Dylann Storm Roof (born April 3, 1994) is an American mass murderer and white supremacist convicted of perpetrating the June 17, 2015, Charleston church shooting. During a prayer service at Emanuel African Methodist Episcopal Church, Roof killed nine African Americans, including senior pastor and state senator Clementa C. Pinckney, and injured one other person. After several people identified Roof as the main suspect, he became the center of a manhunt that ended the morning after the shooting with his arrest in Shelby, North Carolina. He later confessed that he committed the shooting in hopes of igniting a race war.
Three days after the shooting, a website titled The Last Rhodesian was discovered and later confirmed by officials to be owned by Roof. The website contained photos of Roof posing with symbols of white supremacy and neo-Nazism, along with a manifesto in which he outlined his views towards blacks, among other peoples. He also claimed in the manifesto to have developed his white supremacist views after reading about the 2012 shooting of Trayvon Martin and "black-on-white crime." In December 2016, Roof was convicted in federal court of all 33 federal hate crime charges against him stemming from the shooting; he was sentenced to death for those crimes the following month. Roof is also awaiting trial in South Carolina state court on nine counts of murder, three counts of attempted murder, and possession of a firearm during the commission of a felony.

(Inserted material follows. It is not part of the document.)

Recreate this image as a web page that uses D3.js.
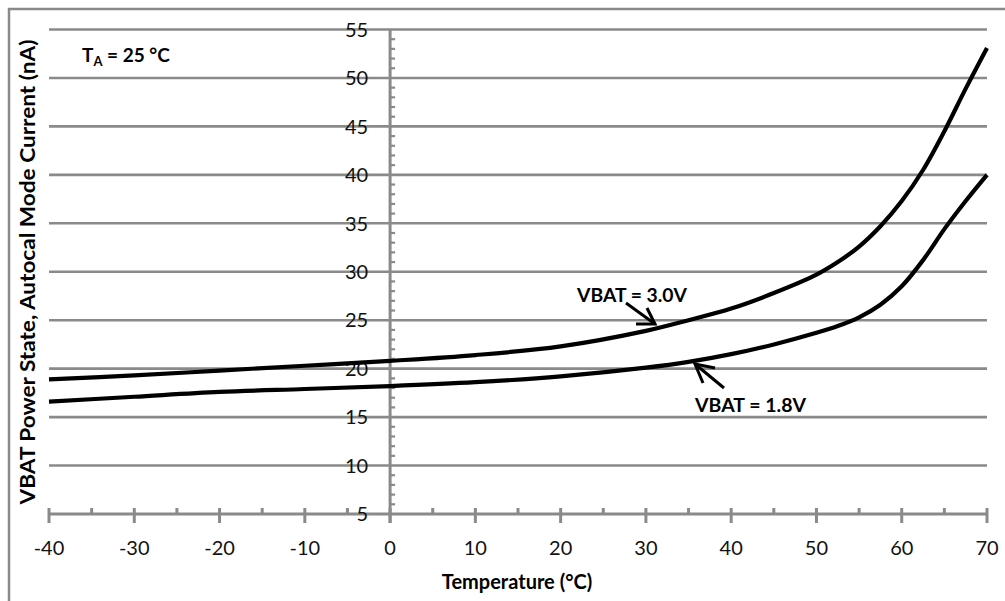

On August 4, 2016, Roof was reportedly beaten by a black inmate while detained at the Charleston County Detention Center. Roof, who suffered hits and bruising to the face and body, was not seriously injured, and he was allowed to return to his cell after being examined by jail medical personnel. The inmate was identified as 25-year-old Dwayne Marion Stafford, who was awaiting trial on charges of first-degree assault and strong-arm robbery. Stafford was able to exit his unlocked cell, get through a steel cell door with a narrow vertical window, and go down the stairs into the jail's protective custody unit to reach Roof. At the time of the attack, Roof was alone after two detention officers assigned to be with him left, one being on break and the other called away to do another task. Roof and his attorney have stated that they do not plan on pressing charges. The night after the attack, eighteen months after his initial arrest, Stafford was released on over $100,000 bond.